»»

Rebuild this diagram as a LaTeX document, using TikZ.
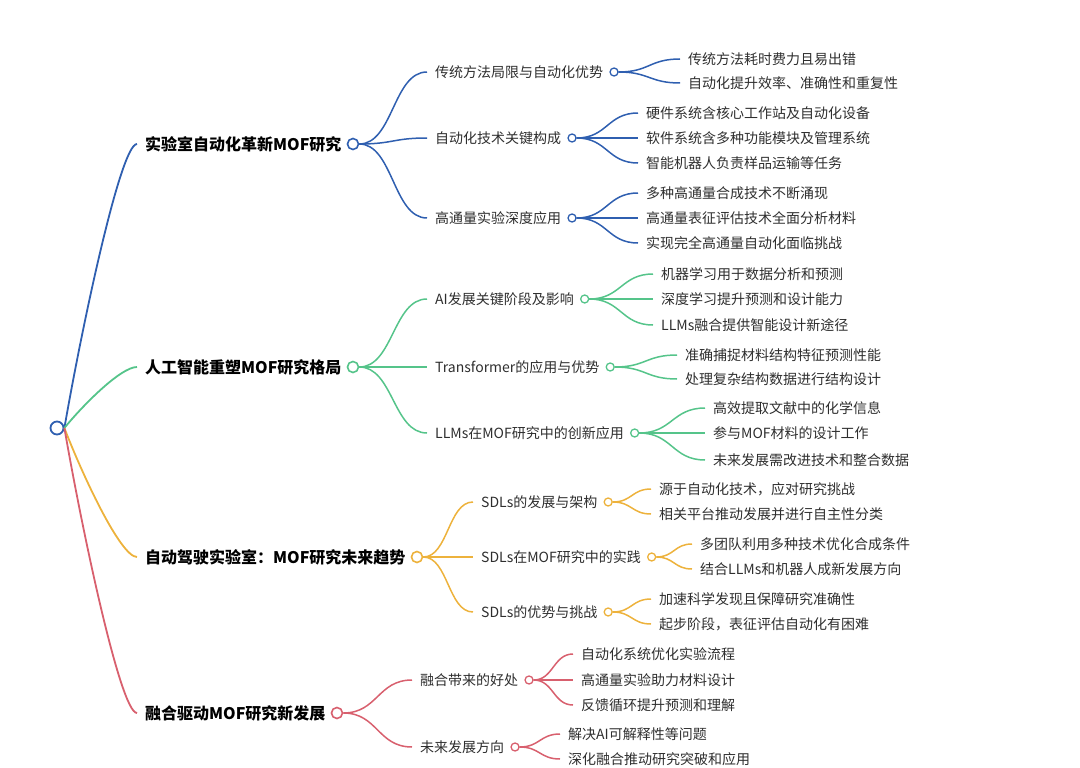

««
»»

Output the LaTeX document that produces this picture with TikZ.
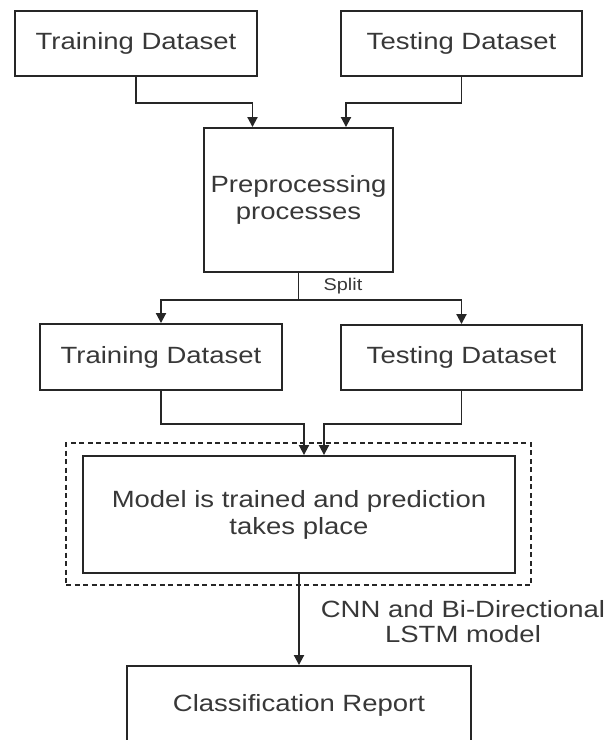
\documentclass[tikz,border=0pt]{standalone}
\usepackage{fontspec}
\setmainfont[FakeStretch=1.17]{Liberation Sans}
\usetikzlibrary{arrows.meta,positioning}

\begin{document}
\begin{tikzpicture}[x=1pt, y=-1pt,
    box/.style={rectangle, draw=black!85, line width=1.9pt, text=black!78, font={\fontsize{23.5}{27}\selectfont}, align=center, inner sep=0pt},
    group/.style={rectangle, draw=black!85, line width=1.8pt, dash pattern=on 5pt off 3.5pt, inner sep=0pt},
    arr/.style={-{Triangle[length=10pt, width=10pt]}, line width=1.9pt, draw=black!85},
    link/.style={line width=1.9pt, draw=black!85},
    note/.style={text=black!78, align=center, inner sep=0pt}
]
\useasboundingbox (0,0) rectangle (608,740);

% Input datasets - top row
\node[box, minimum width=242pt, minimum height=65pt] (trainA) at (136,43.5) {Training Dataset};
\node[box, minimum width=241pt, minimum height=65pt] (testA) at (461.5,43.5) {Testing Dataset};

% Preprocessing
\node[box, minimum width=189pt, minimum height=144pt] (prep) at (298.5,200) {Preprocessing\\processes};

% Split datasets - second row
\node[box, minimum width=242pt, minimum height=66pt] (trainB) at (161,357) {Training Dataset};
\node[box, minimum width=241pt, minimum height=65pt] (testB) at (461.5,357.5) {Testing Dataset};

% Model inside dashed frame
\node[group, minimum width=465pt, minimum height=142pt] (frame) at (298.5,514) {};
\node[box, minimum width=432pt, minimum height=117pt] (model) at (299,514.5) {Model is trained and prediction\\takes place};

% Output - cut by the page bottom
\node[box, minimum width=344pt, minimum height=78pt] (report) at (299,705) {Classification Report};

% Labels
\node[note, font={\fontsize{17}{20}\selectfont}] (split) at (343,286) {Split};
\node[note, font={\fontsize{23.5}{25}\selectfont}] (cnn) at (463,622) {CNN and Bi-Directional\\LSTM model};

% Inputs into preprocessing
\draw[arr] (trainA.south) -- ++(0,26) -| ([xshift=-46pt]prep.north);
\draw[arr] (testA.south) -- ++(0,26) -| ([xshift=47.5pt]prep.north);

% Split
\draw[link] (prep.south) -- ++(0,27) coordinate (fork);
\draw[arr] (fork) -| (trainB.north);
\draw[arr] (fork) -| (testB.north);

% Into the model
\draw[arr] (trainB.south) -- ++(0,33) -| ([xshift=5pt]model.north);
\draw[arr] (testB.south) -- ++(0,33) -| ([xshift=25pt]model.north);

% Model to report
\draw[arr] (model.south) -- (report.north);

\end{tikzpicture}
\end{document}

««

> Given request
Above are records; repeat only the lines from the line with "Output the LaTeX" through the line with "minimum width=344pt, minimum", and leave pictures out.

> Solution to the exercise
Output the LaTeX document that produces this picture with TikZ.
\documentclass[tikz,border=0pt]{standalone}
\usepackage{fontspec}
\setmainfont[FakeStretch=1.17]{Liberation Sans}
\usetikzlibrary{arrows.meta,positioning}

\begin{document}
\begin{tikzpicture}[x=1pt, y=-1pt,
    box/.style={rectangle, draw=black!85, line width=1.9pt, text=black!78, font={\fontsize{23.5}{27}\selectfont}, align=center, inner sep=0pt},
    group/.style={rectangle, draw=black!85, line width=1.8pt, dash pattern=on 5pt off 3.5pt, inner sep=0pt},
    arr/.style={-{Triangle[length=10pt, width=10pt]}, line width=1.9pt, draw=black!85},
    link/.style={line width=1.9pt, draw=black!85},
    note/.style={text=black!78, align=center, inner sep=0pt}
]
\useasboundingbox (0,0) rectangle (608,740);

% Input datasets - top row
\node[box, minimum width=242pt, minimum height=65pt] (trainA) at (136,43.5) {Training Dataset};
\node[box, minimum width=241pt, minimum height=65pt] (testA) at (461.5,43.5) {Testing Dataset};

% Preprocessing
\node[box, minimum width=189pt, minimum height=144pt] (prep) at (298.5,200) {Preprocessing\\processes};

% Split datasets - second row
\node[box, minimum width=242pt, minimum height=66pt] (trainB) at (161,357) {Training Dataset};
\node[box, minimum width=241pt, minimum height=65pt] (testB) at (461.5,357.5) {Testing Dataset};

% Model inside dashed frame
\node[group, minimum width=465pt, minimum height=142pt] (frame) at (298.5,514) {};
\node[box, minimum width=432pt, minimum height=117pt] (model) at (299,514.5) {Model is trained and prediction\\takes place};

% Output - cut by the page bottom
\node[box, minimum width=344pt, minimum height=78pt] (report) at (299,705) {Classification Report};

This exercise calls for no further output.